Artists also network with each other during the event, leading to collaborations after the festival.

Sunday at Noon, a local group in its third year at the festival, discovered its touring partner, hip-hop group Team Markus, during the event. This year, the local rock band went on its first national tour.

Lead vocalist and rhythm guitarist Jack Vanderpol said the festival has given him and his bandmates more experience in interacting with people in the music industry.

“As far as meetings like that, you learn how to conduct yourself and what to ask about,” Jack said.

The band’s influences range from ’70s rock to more modern groups. Jack describes the music as high-energy rock with an ’80s vibe.

“I would say it’s in a stadium-rock phase right now, where everything is big sounding,” Jack said.

Since it started more than three years ago, the band has had several lineups. Jack and his brother Nate Vanderpol, the band’s drummer, have been the mainstays.

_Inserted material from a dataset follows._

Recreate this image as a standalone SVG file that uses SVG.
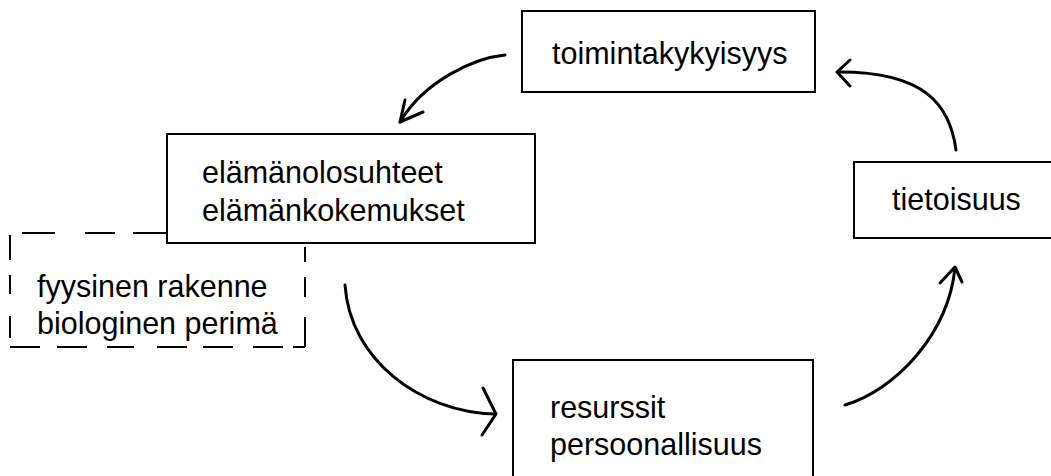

Jack started playing the guitar at age 6, and Nate began learning the drums at age 8. By the time they were in their teens, they were performing together at local venues.

The four-member group, which also does local events such as the Ostrich Festival, released its first full-length album, “Beat Up & Bitter,” in September.

During the Mesa Musical Festival, the group will perform new and reworked originals from the album, such as “Honey,” “Dirty Mouth,” “Like the Last Time” and “Thunder.”

Jack and Nate write most of the band’s music. Jack said his brother’s influence is evident in many of the band’s songs.

“With Phil Collins, his music is very on-time. It’s very syncopated. Our music turns out the same way on songs that Nate writes. They’re well-timed and rhythmic but also loose,” Jack said.